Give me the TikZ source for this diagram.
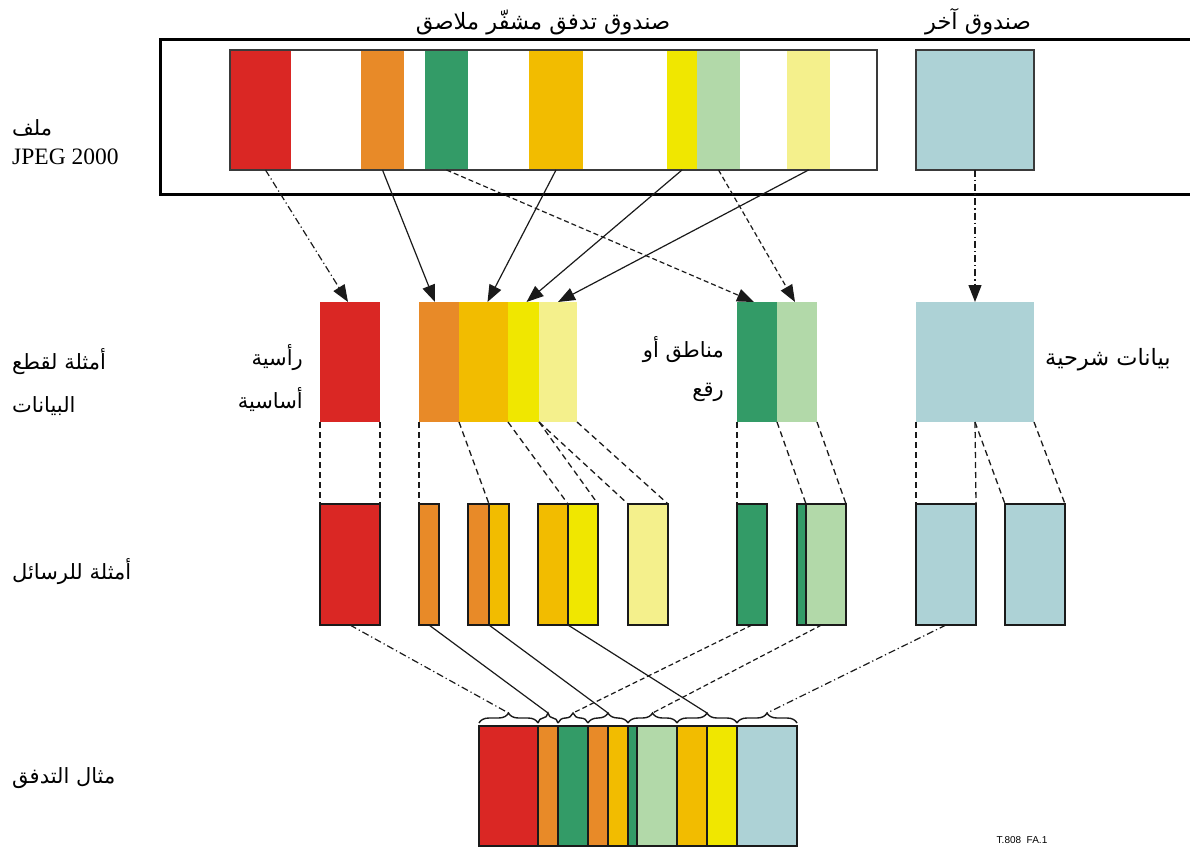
\documentclass[tikz,border=0pt]{standalone}
\usepackage{fontspec}
\setmainfont{Liberation Serif}
\newfontfamily\arabicfont[Script=Arabic]{DejaVu Sans}
\newfontfamily\idfont{Liberation Sans}
\TeXXeTstate=1
\usetikzlibrary{arrows.meta,decorations.pathreplacing,calc}

\definecolor{cRed}{HTML}{DA2724}
\definecolor{cOr}{HTML}{E88A28}
\definecolor{cGr}{HTML}{339B67}
\definecolor{cOY}{HTML}{F2BC00}
\definecolor{cYe}{HTML}{F0E700}
\definecolor{cLG}{HTML}{B2D9A9}
\definecolor{cPa}{HTML}{F4F08C}
\definecolor{cLB}{HTML}{ADD2D6}
\definecolor{lineC}{HTML}{1A1A1A}
\definecolor{boxC}{HTML}{3A3A3A}

\begin{document}
\begin{tikzpicture}[x=1pt,y=-1pt,
  stripe/.style={rectangle, inner sep=0pt, outer sep=0pt, anchor=north west, minimum height=120pt},
  binbox/.style={stripe},
  msgbox/.style={stripe, minimum height=121pt, draw=lineC, line width=1.8pt},
  strmbox/.style={stripe, draw=lineC, line width=1.4pt},
  solidc/.style={draw=lineC, line width=1.2pt},
  dashc/.style={solidc, dash pattern=on 5pt off 3pt},
  dashdotc/.style={solidc, dash pattern=on 7pt off 3pt on 1.2pt off 3pt},
  tip/.style={-{Triangle[length=17pt,width=13pt]}},
  split/.style={draw=lineC, line width=1.3pt, dash pattern=on 6pt off 4pt},
  brc/.style={draw=lineC, line width=1.4pt, decorate, decoration={brace, amplitude=10pt}},
  frame/.style={draw=black, line width=3pt},
  lab/.style={inner sep=0pt, font=\arabicfont\fontsize{21}{24}\selectfont},
  biglab/.style={lab, font=\arabicfont\fontsize{22.5}{26}\selectfont},
  latin/.style={inner sep=0pt, font=\fontsize{23.5}{26}\selectfont},
]
\useasboundingbox (0,0) rectangle (1190,850);

% ---- JPEG 2000 file frame ----
\draw[frame] (1190,40) -- (160,40) -- (160,195) -- (1190,195);

% contiguous codestream box and its coloured parts
\node[stripe, fill=cRed, minimum width=61pt] (fRed) at (230,50) {};
\node[stripe, fill=cOr,  minimum width=43pt] (fOr)  at (361,50) {};
\node[stripe, fill=cGr,  minimum width=43pt] (fGr)  at (425,50) {};
\node[stripe, fill=cOY,  minimum width=54pt] (fOY)  at (529,50) {};
\node[stripe, fill=cYe,  minimum width=30pt] (fYe)  at (667,50) {};
\node[stripe, fill=cLG,  minimum width=43pt] (fLG)  at (697,50) {};
\node[stripe, fill=cPa,  minimum width=43pt] (fPa)  at (787,50) {};
\node[stripe, draw=boxC, line width=1.5pt, minimum width=647pt] (codestream) at (230,50) {};
% other box
\node[stripe, fill=cLB, draw=boxC, line width=1.2pt, minimum width=118pt] (fLB) at (916,50) {};

% ---- data-bin examples ----
\node[binbox, fill=cRed, minimum width=60pt] (dRed) at (320,302) {};
\node[binbox, fill=cOr,  minimum width=40pt] (dOr)  at (419,302) {};
\node[binbox, fill=cOY,  minimum width=49pt] (dOY)  at (459,302) {};
\node[binbox, fill=cYe,  minimum width=31pt] (dYe)  at (508,302) {};
\node[binbox, fill=cPa,  minimum width=38pt] (dPa)  at (539,302) {};
\node[binbox, fill=cGr,  minimum width=40pt] (dGr)  at (737,302) {};
\node[binbox, fill=cLG,  minimum width=40pt] (dLG)  at (777,302) {};
\node[binbox, fill=cLB,  minimum width=118pt] (dLB) at (916,302) {};

% ---- message examples ----
\node[msgbox, fill=cRed, minimum width=60pt] (mRed) at (320,504) {};
\node[msgbox, fill=cOr,  minimum width=20pt] (mOr)  at (419,504) {};
\node[msgbox, fill=cOr,  minimum width=21pt] (mOa)  at (468,504) {};
\node[msgbox, fill=cOY,  minimum width=20pt] (mOb)  at (489,504) {};
\node[msgbox, fill=cOY,  minimum width=30pt] (mYa)  at (538,504) {};
\node[msgbox, fill=cYe,  minimum width=30pt] (mYb)  at (568,504) {};
\node[msgbox, fill=cPa,  minimum width=40pt] (mPa)  at (628,504) {};
\node[msgbox, fill=cGr,  minimum width=30pt] (mGr)  at (737,504) {};
\node[msgbox, fill=cGr,  minimum width=9pt]  (mGa)  at (797,504) {};
\node[msgbox, fill=cLG,  minimum width=40pt] (mGb)  at (806,504) {};
\node[msgbox, fill=cLB,  minimum width=60pt] (mB1)  at (916,504) {};
\node[msgbox, fill=cLB,  minimum width=60pt] (mB2)  at (1005,504) {};

% ---- stream example ----
\node[strmbox, fill=cRed, minimum width=59pt] (s1)  at (479,726) {};
\node[strmbox, fill=cOr,  minimum width=20pt] (s2)  at (538,726) {};
\node[strmbox, fill=cGr,  minimum width=30pt] (s3)  at (558,726) {};
\node[strmbox, fill=cOr,  minimum width=20pt] (s4)  at (588,726) {};
\node[strmbox, fill=cOY,  minimum width=20pt] (s5)  at (608,726) {};
\node[strmbox, fill=cGr,  minimum width=9pt]  (s6)  at (628,726) {};
\node[strmbox, fill=cLG,  minimum width=40pt] (s7)  at (637,726) {};
\node[strmbox, fill=cOY,  minimum width=30pt] (s8)  at (677,726) {};
\node[strmbox, fill=cYe,  minimum width=30pt] (s9)  at (707,726) {};
\node[strmbox, fill=cLB,  minimum width=60pt] (s10) at (737,726) {};

% braces over the messages inside the stream, with their tip points
\foreach \a/\b/\t in {s1/s1/t1, s2/s2/t2, s3/s3/t3, s4/s5/t4, s6/s7/t5, s8/s9/t6, s10/s10/t7}{
  \draw[brc] ([yshift=3pt]\a.north west) -- ([yshift=3pt]\b.north east);
  \path ($(\a.north west)!0.5!(\b.north east)$) ++(0pt,13pt) coordinate (\t);
}

% ---- codestream parts to data bins ----
\draw[dashdotc, tip] ([xshift=5pt]fRed.south) -- ([xshift=-2pt]dRed.north);
\draw[solidc, tip] (fOr.south) -- ([xshift=-4pt]dOr.north);
\draw[solidc, tip] (fOY.south) -- ([xshift=4pt]dOY.north);
\draw[solidc, tip] (fYe.south) -- ([xshift=3pt]dYe.north);
\draw[solidc, tip] (fPa.south) -- (dPa.north);
\draw[dashc, tip] (fGr.south) -- ([xshift=-3pt]dGr.north);
\draw[dashc, tip] (fLG.south) -- ([xshift=-2pt]dLG.north);
\draw[dashdotc, tip] (fLB.south) -- (dLB.north);

% ---- data bins split into messages ----
\draw[split] (dRed.south west) -- (mRed.north west);
\draw[split] (dRed.south east) -- (mRed.north east);
\draw[split] (dOr.south west) -- (mOr.north west);
\draw[split] (dOY.south west) -- (mOb.north west);
\draw[split] (dYe.south west) -- (mYb.north west);
\draw[split] (dPa.south west) -- (mYb.north east);
\draw[split] (dPa.south west) -- (mPa.north west);
\draw[split] (dPa.south east) -- (mPa.north east);
\draw[split] (dGr.south west) -- (mGr.north west);
\draw[split] (dLG.south west) -- (mGb.north west);
\draw[split] (dLG.south east) -- (mGb.north east);
\draw[split] (dLB.south west) -- (mB1.north west);
\draw[split] (dLB.south) -- (mB1.north east);
\draw[split] (dLB.south) -- (mB2.north west);
\draw[split] (dLB.south east) -- (mB2.north east);

% ---- messages into the stream ----
\draw[dashdotc] (mRed.south) -- (t1);
\draw[solidc] (mOr.south) -- (t2);
\draw[dashc] (mGr.south) -- (t3);
\draw[solidc] (mOa.south east) -- (t4);
\draw[dashc] ($(mGa.south west)!0.5!(mGb.south east)$) -- (t5);
\draw[solidc] (mYa.south east) -- (t6);
\draw[dashdotc] (mB1.south) -- (t7);

% ---- labels ----
\node[biglab] (lCs) at (543,22) {\beginR صندوق تدفق مشفّر ملاصق\endR};
\node[biglab] (lOther) at (978,22) {\beginR صندوق آخر\endR};

\node[lab, anchor=west] (lFile) at (12,128) {\beginR ملف\endR};
\node[latin, anchor=west] (lJpeg) at (12,157) {JPEG 2000};
\node[lab, anchor=west] (lBins1) at (12,362) {\beginR أمثلة لقطع\endR};
\node[lab, anchor=west] (lBins2) at (12,406) {\beginR البيانات\endR};
\node[lab, anchor=west] (lMsgs) at (12,572) {\beginR أمثلة للرسائل\endR};
\node[lab, anchor=west] (lStream) at (12,778) {\beginR مثال التدفق\endR};

\node[lab, anchor=east] (lHead1) at (303,358) {\beginR رأسية\endR};
\node[lab, anchor=east] (lHead2) at (303,400) {\beginR أساسية\endR};
\node[lab, anchor=east] (lTile1) at (724,350) {\beginR مناطق أو\endR};
\node[lab, anchor=east] (lTile2) at (724,392) {\beginR رقع\endR};
\node[biglab, anchor=west] (lMeta) at (1045,360) {\beginR بيانات شرحية\endR};

\node[inner sep=0pt, font=\idfont\fontsize{10}{12}\selectfont] (figId) at (1022,840) {T.808\ \ FA.1};
\end{tikzpicture}
\end{document}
============
Problem to work on
Repeat, exactly and in full, each line from the start of the data to the line that contains "(160,195) -- (1190,195);". Pictures do not go in.

Written answer
Give me the TikZ source for this diagram.
\documentclass[tikz,border=0pt]{standalone}
\usepackage{fontspec}
\setmainfont{Liberation Serif}
\newfontfamily\arabicfont[Script=Arabic]{DejaVu Sans}
\newfontfamily\idfont{Liberation Sans}
\TeXXeTstate=1
\usetikzlibrary{arrows.meta,decorations.pathreplacing,calc}

\definecolor{cRed}{HTML}{DA2724}
\definecolor{cOr}{HTML}{E88A28}
\definecolor{cGr}{HTML}{339B67}
\definecolor{cOY}{HTML}{F2BC00}
\definecolor{cYe}{HTML}{F0E700}
\definecolor{cLG}{HTML}{B2D9A9}
\definecolor{cPa}{HTML}{F4F08C}
\definecolor{cLB}{HTML}{ADD2D6}
\definecolor{lineC}{HTML}{1A1A1A}
\definecolor{boxC}{HTML}{3A3A3A}

\begin{document}
\begin{tikzpicture}[x=1pt,y=-1pt,
  stripe/.style={rectangle, inner sep=0pt, outer sep=0pt, anchor=north west, minimum height=120pt},
  binbox/.style={stripe},
  msgbox/.style={stripe, minimum height=121pt, draw=lineC, line width=1.8pt},
  strmbox/.style={stripe, draw=lineC, line width=1.4pt},
  solidc/.style={draw=lineC, line width=1.2pt},
  dashc/.style={solidc, dash pattern=on 5pt off 3pt},
  dashdotc/.style={solidc, dash pattern=on 7pt off 3pt on 1.2pt off 3pt},
  tip/.style={-{Triangle[length=17pt,width=13pt]}},
  split/.style={draw=lineC, line width=1.3pt, dash pattern=on 6pt off 4pt},
  brc/.style={draw=lineC, line width=1.4pt, decorate, decoration={brace, amplitude=10pt}},
  frame/.style={draw=black, line width=3pt},
  lab/.style={inner sep=0pt, font=\arabicfont\fontsize{21}{24}\selectfont},
  biglab/.style={lab, font=\arabicfont\fontsize{22.5}{26}\selectfont},
  latin/.style={inner sep=0pt, font=\fontsize{23.5}{26}\selectfont},
]
\useasboundingbox (0,0) rectangle (1190,850);

% ---- JPEG 2000 file frame ----
\draw[frame] (1190,40) -- (160,40) -- (160,195) -- (1190,195);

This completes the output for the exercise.